• _YOUR INSTRUCTIONS_: Using the listing below, please gather every line containing the word "image".

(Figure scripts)
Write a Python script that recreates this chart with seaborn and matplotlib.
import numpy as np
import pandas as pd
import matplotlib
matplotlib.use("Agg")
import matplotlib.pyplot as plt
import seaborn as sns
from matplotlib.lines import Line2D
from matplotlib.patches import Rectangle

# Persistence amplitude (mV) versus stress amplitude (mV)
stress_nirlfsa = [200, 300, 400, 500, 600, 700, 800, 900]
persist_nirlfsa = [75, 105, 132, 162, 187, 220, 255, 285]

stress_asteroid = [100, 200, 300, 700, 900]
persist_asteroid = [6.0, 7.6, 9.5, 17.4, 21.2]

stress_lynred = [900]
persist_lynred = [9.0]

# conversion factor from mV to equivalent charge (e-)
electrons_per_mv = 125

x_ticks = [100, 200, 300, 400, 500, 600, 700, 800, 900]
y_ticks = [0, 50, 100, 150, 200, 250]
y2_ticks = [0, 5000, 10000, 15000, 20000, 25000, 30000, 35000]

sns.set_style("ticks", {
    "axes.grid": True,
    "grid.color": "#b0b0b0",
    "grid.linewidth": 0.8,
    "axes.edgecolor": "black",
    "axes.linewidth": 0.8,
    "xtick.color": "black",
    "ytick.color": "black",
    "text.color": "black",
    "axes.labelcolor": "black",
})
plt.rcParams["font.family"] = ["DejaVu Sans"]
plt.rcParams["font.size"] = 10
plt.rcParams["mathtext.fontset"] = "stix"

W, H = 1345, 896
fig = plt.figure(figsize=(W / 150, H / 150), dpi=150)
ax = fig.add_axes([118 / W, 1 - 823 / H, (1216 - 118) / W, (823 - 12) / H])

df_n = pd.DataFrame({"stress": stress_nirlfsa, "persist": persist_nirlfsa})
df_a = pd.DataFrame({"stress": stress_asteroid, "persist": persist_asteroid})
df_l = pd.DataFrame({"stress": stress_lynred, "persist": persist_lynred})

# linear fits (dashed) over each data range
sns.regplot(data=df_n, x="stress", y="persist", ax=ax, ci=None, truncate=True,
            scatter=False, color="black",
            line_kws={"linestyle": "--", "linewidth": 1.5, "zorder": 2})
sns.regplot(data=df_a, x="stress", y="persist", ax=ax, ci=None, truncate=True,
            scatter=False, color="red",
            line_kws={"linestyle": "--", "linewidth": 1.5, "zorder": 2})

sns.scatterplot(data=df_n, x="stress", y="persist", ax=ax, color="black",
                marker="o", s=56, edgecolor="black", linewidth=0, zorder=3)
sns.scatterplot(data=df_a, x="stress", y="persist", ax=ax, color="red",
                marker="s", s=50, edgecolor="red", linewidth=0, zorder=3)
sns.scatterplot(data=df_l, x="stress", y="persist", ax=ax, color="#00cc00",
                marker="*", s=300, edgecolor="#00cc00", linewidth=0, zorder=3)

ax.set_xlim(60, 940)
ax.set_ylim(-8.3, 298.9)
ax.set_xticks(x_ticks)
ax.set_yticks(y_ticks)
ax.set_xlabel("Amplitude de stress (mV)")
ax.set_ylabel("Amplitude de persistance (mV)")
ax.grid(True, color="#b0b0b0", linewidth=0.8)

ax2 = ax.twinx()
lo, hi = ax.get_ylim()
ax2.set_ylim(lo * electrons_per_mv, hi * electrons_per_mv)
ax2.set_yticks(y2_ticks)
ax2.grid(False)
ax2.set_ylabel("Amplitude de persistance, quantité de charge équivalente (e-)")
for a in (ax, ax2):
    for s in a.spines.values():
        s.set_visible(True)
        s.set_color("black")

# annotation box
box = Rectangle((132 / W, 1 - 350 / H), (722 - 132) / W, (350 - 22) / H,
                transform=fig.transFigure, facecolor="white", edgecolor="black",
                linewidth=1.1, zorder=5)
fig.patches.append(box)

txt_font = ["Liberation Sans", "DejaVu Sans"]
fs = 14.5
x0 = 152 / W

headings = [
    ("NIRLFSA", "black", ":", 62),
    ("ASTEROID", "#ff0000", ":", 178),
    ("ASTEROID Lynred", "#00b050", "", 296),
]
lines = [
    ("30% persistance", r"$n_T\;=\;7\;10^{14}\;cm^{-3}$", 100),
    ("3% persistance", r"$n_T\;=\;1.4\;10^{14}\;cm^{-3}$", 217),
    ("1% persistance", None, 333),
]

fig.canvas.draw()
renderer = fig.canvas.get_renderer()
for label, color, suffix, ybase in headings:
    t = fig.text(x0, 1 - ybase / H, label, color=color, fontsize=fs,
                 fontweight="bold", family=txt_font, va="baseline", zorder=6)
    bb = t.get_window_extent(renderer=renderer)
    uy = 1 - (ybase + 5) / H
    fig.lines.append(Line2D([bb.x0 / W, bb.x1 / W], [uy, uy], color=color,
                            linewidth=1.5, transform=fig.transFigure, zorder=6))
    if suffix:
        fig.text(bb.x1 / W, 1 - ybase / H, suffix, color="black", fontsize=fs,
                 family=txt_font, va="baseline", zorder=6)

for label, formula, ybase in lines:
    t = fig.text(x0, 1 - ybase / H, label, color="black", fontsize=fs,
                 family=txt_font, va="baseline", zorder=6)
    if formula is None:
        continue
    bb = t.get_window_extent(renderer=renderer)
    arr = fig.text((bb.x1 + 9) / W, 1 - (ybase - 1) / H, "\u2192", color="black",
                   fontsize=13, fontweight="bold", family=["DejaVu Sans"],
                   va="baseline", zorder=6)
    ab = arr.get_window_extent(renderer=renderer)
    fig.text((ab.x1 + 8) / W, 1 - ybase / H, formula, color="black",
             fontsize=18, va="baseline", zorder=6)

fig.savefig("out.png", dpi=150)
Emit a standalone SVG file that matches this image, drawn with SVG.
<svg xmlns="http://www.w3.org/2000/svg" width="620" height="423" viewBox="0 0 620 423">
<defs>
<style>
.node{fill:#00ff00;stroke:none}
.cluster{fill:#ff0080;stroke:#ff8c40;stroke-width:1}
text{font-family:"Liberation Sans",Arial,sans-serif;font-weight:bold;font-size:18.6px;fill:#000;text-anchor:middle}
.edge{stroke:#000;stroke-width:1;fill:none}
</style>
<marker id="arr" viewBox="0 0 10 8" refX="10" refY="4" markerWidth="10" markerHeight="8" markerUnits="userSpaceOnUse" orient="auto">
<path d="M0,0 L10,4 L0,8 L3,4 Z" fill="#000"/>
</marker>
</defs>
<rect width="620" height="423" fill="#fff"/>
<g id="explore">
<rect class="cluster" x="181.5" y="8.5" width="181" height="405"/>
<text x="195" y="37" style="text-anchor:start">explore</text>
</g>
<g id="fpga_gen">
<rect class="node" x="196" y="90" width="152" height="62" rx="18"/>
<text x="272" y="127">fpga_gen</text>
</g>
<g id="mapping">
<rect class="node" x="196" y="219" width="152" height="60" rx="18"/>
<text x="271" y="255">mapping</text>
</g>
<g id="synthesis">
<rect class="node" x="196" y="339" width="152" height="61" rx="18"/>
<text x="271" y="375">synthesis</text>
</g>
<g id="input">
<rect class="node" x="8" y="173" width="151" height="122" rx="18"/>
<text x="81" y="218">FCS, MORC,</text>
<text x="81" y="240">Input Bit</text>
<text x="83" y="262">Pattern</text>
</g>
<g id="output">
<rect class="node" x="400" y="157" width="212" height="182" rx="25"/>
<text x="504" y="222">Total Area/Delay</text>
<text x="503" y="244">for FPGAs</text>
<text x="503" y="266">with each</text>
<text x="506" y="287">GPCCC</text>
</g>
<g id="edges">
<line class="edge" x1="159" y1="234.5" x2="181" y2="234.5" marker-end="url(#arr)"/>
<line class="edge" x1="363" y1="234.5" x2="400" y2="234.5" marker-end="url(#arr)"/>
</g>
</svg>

---

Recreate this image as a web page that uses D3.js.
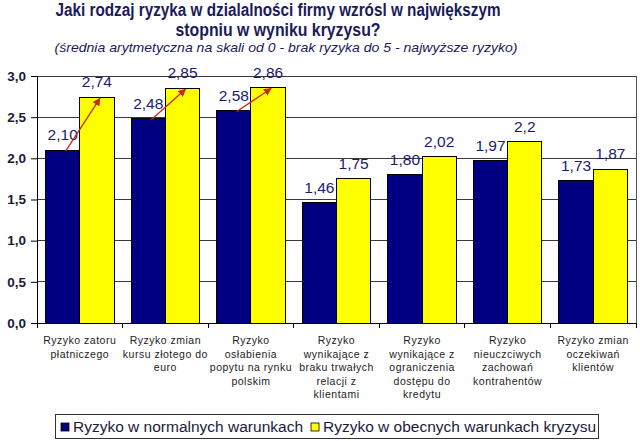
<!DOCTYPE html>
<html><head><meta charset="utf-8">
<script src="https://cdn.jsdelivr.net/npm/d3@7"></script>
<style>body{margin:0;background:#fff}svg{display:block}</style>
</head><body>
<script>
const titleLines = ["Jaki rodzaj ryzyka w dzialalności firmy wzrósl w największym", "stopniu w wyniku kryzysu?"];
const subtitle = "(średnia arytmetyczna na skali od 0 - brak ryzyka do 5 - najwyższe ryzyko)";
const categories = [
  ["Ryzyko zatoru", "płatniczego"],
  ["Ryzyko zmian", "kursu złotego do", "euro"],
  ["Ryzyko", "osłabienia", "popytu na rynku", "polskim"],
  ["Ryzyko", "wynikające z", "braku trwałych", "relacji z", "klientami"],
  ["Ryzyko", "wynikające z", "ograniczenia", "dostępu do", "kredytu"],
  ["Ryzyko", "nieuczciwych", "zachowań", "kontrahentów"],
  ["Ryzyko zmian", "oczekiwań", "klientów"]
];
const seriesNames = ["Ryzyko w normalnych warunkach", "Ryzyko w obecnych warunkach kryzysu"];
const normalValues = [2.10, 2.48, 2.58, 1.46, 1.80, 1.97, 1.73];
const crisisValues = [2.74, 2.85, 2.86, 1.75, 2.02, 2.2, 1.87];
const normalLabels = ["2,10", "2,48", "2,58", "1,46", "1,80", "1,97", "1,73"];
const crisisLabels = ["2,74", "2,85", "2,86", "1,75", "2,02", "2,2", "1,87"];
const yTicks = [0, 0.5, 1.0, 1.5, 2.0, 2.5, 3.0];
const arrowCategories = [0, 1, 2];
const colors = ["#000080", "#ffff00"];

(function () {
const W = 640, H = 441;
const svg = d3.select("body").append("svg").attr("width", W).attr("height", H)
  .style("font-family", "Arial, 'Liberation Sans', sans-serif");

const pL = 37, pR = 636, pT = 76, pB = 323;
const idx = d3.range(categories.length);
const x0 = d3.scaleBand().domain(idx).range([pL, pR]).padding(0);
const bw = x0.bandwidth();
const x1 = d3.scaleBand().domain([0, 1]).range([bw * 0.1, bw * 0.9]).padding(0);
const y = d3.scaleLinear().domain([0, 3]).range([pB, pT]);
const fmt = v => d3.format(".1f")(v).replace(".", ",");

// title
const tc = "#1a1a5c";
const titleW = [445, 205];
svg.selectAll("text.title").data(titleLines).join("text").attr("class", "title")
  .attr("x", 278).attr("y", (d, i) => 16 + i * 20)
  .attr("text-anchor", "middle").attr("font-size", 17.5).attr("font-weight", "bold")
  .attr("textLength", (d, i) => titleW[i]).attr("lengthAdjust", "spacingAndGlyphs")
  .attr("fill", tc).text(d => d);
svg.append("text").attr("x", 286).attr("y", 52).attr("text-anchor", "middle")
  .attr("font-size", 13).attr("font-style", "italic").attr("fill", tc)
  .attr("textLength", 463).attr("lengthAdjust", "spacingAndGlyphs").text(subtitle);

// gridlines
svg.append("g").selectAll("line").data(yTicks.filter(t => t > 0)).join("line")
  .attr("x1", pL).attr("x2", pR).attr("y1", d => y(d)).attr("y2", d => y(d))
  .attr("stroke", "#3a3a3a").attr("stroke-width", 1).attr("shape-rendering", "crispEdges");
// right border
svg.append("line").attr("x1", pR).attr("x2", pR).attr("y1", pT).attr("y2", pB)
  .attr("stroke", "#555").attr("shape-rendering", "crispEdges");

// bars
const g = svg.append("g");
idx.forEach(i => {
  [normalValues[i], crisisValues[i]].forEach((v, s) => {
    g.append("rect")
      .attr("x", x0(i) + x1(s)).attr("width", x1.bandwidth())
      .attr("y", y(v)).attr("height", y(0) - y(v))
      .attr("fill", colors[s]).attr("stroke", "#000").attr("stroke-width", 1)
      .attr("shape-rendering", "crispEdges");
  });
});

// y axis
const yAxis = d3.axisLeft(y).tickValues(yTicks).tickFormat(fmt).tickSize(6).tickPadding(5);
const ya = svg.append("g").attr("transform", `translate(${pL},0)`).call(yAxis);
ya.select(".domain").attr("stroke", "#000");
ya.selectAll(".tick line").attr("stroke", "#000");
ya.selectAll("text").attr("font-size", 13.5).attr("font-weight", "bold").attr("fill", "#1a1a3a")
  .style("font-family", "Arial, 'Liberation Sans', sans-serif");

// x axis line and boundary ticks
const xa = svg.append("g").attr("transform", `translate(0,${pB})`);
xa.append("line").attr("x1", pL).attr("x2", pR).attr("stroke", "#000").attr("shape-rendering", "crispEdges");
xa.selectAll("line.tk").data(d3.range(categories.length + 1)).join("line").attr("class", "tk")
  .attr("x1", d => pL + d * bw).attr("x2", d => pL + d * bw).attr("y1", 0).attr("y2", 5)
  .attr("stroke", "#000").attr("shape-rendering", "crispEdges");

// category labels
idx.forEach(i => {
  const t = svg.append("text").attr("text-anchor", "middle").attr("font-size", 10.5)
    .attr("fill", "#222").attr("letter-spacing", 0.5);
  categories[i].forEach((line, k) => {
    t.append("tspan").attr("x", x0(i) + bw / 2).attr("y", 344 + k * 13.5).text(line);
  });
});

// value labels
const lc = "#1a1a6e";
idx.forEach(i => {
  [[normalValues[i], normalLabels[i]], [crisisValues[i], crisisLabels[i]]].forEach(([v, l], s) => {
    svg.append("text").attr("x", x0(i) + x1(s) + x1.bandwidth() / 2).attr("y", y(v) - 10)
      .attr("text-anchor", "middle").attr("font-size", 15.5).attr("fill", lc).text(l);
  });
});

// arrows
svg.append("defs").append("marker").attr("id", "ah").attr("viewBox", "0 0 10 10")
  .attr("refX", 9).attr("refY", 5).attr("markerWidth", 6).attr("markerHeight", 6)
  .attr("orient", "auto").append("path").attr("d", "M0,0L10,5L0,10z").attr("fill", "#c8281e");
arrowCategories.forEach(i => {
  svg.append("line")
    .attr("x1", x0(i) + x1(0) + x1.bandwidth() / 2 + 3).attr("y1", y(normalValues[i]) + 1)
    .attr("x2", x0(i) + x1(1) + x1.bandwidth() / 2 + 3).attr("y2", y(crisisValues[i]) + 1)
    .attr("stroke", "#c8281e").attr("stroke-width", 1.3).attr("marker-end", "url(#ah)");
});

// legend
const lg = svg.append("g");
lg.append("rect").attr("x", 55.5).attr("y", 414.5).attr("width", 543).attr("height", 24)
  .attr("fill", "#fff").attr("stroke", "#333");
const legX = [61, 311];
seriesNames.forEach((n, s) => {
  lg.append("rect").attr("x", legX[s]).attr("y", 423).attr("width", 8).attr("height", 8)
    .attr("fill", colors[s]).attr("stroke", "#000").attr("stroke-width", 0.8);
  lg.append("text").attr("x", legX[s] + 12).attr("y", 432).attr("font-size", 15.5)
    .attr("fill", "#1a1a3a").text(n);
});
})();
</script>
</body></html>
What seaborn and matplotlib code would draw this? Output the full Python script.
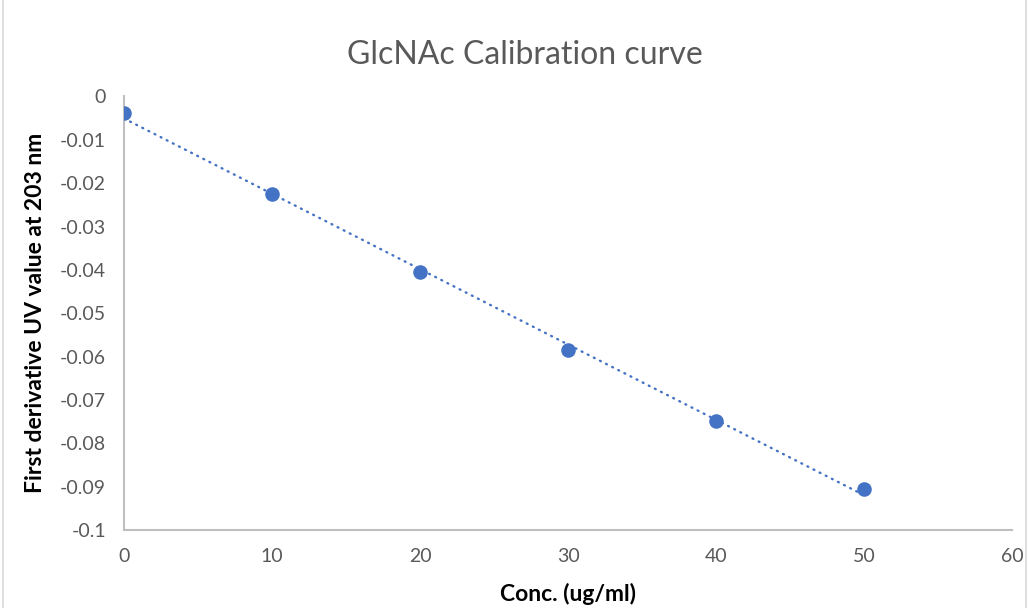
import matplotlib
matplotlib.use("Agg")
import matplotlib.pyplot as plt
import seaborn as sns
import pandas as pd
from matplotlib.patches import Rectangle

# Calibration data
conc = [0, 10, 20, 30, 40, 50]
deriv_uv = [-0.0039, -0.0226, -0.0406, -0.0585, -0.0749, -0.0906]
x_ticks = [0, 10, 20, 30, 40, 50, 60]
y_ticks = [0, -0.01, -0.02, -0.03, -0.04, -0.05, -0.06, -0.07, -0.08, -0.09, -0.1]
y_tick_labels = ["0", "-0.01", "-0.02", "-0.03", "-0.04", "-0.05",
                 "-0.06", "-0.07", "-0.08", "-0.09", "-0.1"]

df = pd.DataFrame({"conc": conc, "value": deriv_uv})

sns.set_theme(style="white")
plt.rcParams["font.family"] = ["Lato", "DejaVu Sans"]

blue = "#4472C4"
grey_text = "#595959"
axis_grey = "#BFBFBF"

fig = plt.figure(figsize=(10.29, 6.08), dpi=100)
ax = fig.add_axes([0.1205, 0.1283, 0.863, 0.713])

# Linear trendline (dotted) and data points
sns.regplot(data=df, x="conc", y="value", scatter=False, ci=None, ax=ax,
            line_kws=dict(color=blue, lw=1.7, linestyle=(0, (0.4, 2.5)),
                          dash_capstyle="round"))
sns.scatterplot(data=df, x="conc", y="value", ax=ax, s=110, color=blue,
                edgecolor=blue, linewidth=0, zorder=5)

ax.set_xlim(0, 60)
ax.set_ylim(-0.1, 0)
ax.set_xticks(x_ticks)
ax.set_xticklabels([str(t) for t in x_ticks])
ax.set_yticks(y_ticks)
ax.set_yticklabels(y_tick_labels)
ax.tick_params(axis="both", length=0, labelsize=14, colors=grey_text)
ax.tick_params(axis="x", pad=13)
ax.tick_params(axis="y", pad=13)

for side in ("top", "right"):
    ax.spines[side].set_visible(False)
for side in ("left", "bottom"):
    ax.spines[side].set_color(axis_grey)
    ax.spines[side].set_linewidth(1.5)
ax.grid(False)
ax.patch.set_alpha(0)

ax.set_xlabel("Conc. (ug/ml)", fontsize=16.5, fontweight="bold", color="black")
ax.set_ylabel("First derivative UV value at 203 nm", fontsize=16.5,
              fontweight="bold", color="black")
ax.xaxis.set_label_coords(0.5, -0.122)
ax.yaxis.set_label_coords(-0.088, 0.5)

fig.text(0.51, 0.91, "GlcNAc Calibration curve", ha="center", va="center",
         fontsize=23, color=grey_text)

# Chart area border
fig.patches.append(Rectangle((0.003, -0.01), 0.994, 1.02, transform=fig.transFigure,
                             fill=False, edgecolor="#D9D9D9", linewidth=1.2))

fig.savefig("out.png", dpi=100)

• _FULL RESPONSE_:
Emit a standalone SVG file that matches this image, drawn with SVG.
Recreate this image as a web page that uses D3.js.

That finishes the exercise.